Haha, wow. that's some old-school schooling.

I just got back on to ammend my statement before. I realized last night thinking about it at home, that I forgot that the wheel also moves inboard and outboard with the control arm, and will do so at the same rate on the same arc as the tierod's balljoint if the distance between the pivot points of both is the same.

Literally the wheel moves on the same arc as the tie rod will, and this is why you need it to be paralell with the control arm.

For some reason, I was thinking the wheel is literally going to move straight up and down longitudally, while the tie rod would follow the arc. :shrug:

Not enough coffee I guess. :nonono:

So, in short, you're right, I was wrong! I shall think three times instead of twice next time before deciding to disagree with ya. :flag:
Begizzle : Just eyeball it. You don't have a lot of options. You'll have maybe 4 options given the spacers. Do the best you can.

No big deal. *I* make MANY mistakes. :)

Also, if you just look at the *simple* locations of the components, it *seems* like you want the tie-rod angle between being parallel to the ground and parallel to the FCA. But, the FCA moves in a complex motion. Also, there are ?6? different FCA/K-frame/Strut-tower alignments between 84 and 93. Ford moved things around for better ride, less brake squat, better launch, because they felt like it, etc, etc, etc. The book by Kirschenbaum goes into a little detail.

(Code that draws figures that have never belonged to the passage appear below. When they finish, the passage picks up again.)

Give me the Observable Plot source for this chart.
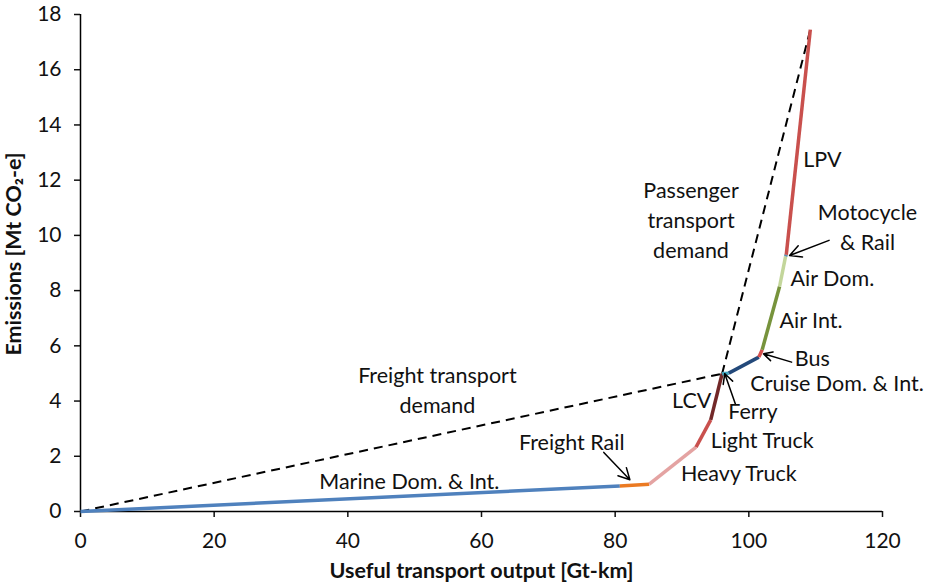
<!DOCTYPE html>
<html>
<head>
<meta charset="utf-8">
<script src="https://cdn.jsdelivr.net/npm/d3@7"></script>
<script src="https://cdn.jsdelivr.net/npm/@observablehq/plot@0.6"></script>
<style>
  html, body { margin: 0; padding: 0; background: #fff; }
</style>
</head>
<body>
<div id="chart"></div>
<script>
// Segments of the cumulative emissions curve
const segNames = ["Marine Dom. & Int.", "Freight Rail", "Heavy Truck", "Light Truck", "LCV", "Ferry",
  "Cruise Dom. & Int.", "Bus", "Air Int.", "Air Dom.", "Motocycle & Rail", "LPV"];
// Breakpoints (cumulative useful transport output, Gt-km; cumulative emissions, Mt CO2-e)
const cumOutput    = [0, 80.7, 85.1, 92.1, 94.3, 96.0, 97.0, 101.5, 102.0, 104.6, 105.5, 105.6, 109.2];
const cumEmissions = [0, 0.92, 0.99, 2.33, 3.32, 4.99, 5.01, 5.59, 5.86, 8.15, 9.24, 9.30, 17.45];
const segColors = ["#4f81bd", "#eb7a22", "#e4a3a2", "#c9504d", "#722828", "#45a5be",
  "#23497a", "#d6504e", "#77933c", "#c3d69b", "#5b8fb0", "#c9504d"];

// Demand lines (index into breakpoints): freight start→end, passenger start→end
const demandNames = ["Freight", "Passenger"];
const demandFrom = [0, 5];
const demandTo = [5, 12];

// Text labels
const labelText = ["Marine Dom. & Int.", "Freight Rail", "Heavy Truck", "Light Truck", "LCV", "Ferry",
  "Cruise Dom. & Int.", "Bus", "Air Int.", "Air Dom.", "Motocycle\n& Rail", "LPV",
  "Passenger\ntransport\ndemand", "Freight transport\ndemand"];
const labelX = [49.2, 73.5, 98.5, 102.0, 91.45, 100.6, 113.2, 109.5, 109.3, 112.5, 117.75, 111.0, 91.35, 53.4];
const labelY = [1.17, 2.59, 1.44, 2.65, 4.09, 3.68, 4.72, 5.60, 6.99, 8.52, 10.37, 12.81, 10.61, 4.45];

// Annotation arrows (tail → tip)
const arrowX1 = [78.3, 98.0, 106.4, 112.0];
const arrowY1 = [2.14, 3.88, 5.41, 9.82];
const arrowX2 = [82.2, 96.4, 102.2, 106.1];
const arrowY2 = [1.15, 4.99, 5.71, 9.27];

const xTicks = [0, 20, 40, 60, 80, 100, 120];
const yTicks = [0, 2, 4, 6, 8, 10, 12, 14, 16, 18];
const xTitle = "Useful transport output [Gt-km]";
const yTitle = "Emissions [Mt CO\u2082-e]";

const segments = segNames.map((name, i) => ({
  name, color: segColors[i],
  x1: cumOutput[i], y1: cumEmissions[i], x2: cumOutput[i + 1], y2: cumEmissions[i + 1]
}));
const demand = demandNames.map((name, i) => ({
  name,
  x1: cumOutput[demandFrom[i]], y1: cumEmissions[demandFrom[i]],
  x2: cumOutput[demandTo[i]], y2: cumEmissions[demandTo[i]]
}));
const labels = labelText.map((t, i) => ({ t, x: labelX[i], y: labelY[i] }));
const arrows = arrowX1.map((x1, i) => ({ x1, y1: arrowY1[i], x2: arrowX2[i], y2: arrowY2[i] }));

const chart = Plot.plot({
  width: 925,
  height: 585,
  marginLeft: 80,
  marginRight: 43,
  marginTop: 14,
  marginBottom: 74,
  style: { fontFamily: "Lato, sans-serif", fontSize: "21px", color: "#111", background: "white" },
  x: { domain: [0, 120] },
  y: { domain: [0, 18] },
  marks: [
    Plot.axisX({ ticks: xTicks, tickSize: 6, tickPadding: 16, label: null, strokeWidth: 1.5, fontSize: 21 }),
    Plot.axisY({ ticks: yTicks, tickSize: 6, tickPadding: 13, label: null, strokeWidth: 1.5, fontSize: 21 }),
    Plot.ruleX([0], { stroke: "black", strokeWidth: 1.5 }),
    Plot.ruleY([0], { stroke: "black", strokeWidth: 1.5 }),
    Plot.link(demand, { x1: "x1", y1: "y1", x2: "x2", y2: "y2", stroke: "black", strokeWidth: 2, strokeDasharray: "9,6" }),
    Plot.link(segments, { x1: "x1", y1: "y1", x2: "x2", y2: "y2", stroke: "color", strokeWidth: 3.5, strokeLinecap: "butt" }),
    Plot.arrow(arrows, { x1: "x1", y1: "y1", x2: "x2", y2: "y2", bend: 0, stroke: "black", strokeWidth: 1.5, headLength: 13, headAngle: 55 }),
    Plot.text(labels, { x: "x", y: "y", text: "t", fontSize: 21.5, lineHeight: 1.39, textAnchor: "middle", lineAnchor: "middle", fill: "#111" }),
    Plot.text([xTitle], { frameAnchor: "bottom", dy: 60, textAnchor: "middle", lineAnchor: "middle", fontSize: 21.5, fontWeight: "bold", fill: "#111" }),
    Plot.text([yTitle], { frameAnchor: "left", dx: -66, dy: -9, rotate: -90, textAnchor: "middle", lineAnchor: "middle", fontSize: 21.5, fontWeight: "bold", fill: "#111" })
  ]
});
document.getElementById("chart").appendChild(chart);
</script>
</body>
</html>
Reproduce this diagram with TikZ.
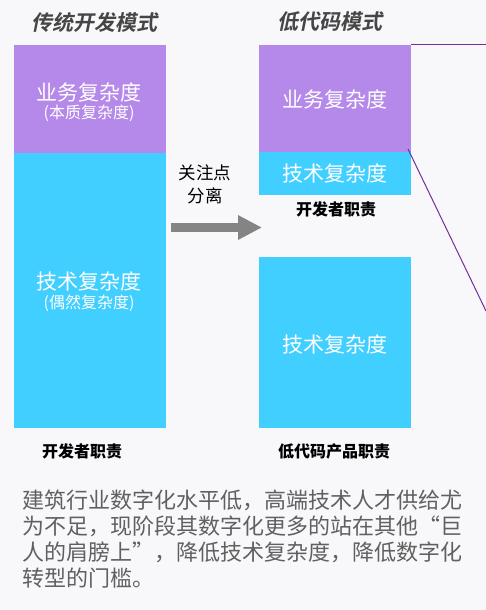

But, as a VERY WELL know and respected Stang expert said, (paraphrased) "On most/many cars, the ideal place for the the rod will be at an angle a little more than the FCA" (so, closer to stock than closer to being parallel to the ground). That is *counter-intuitive* from just looking at the simple hard points. But, when considering the complex movement of the modified McPherson strut system as it moves, I can understand how that could be the case.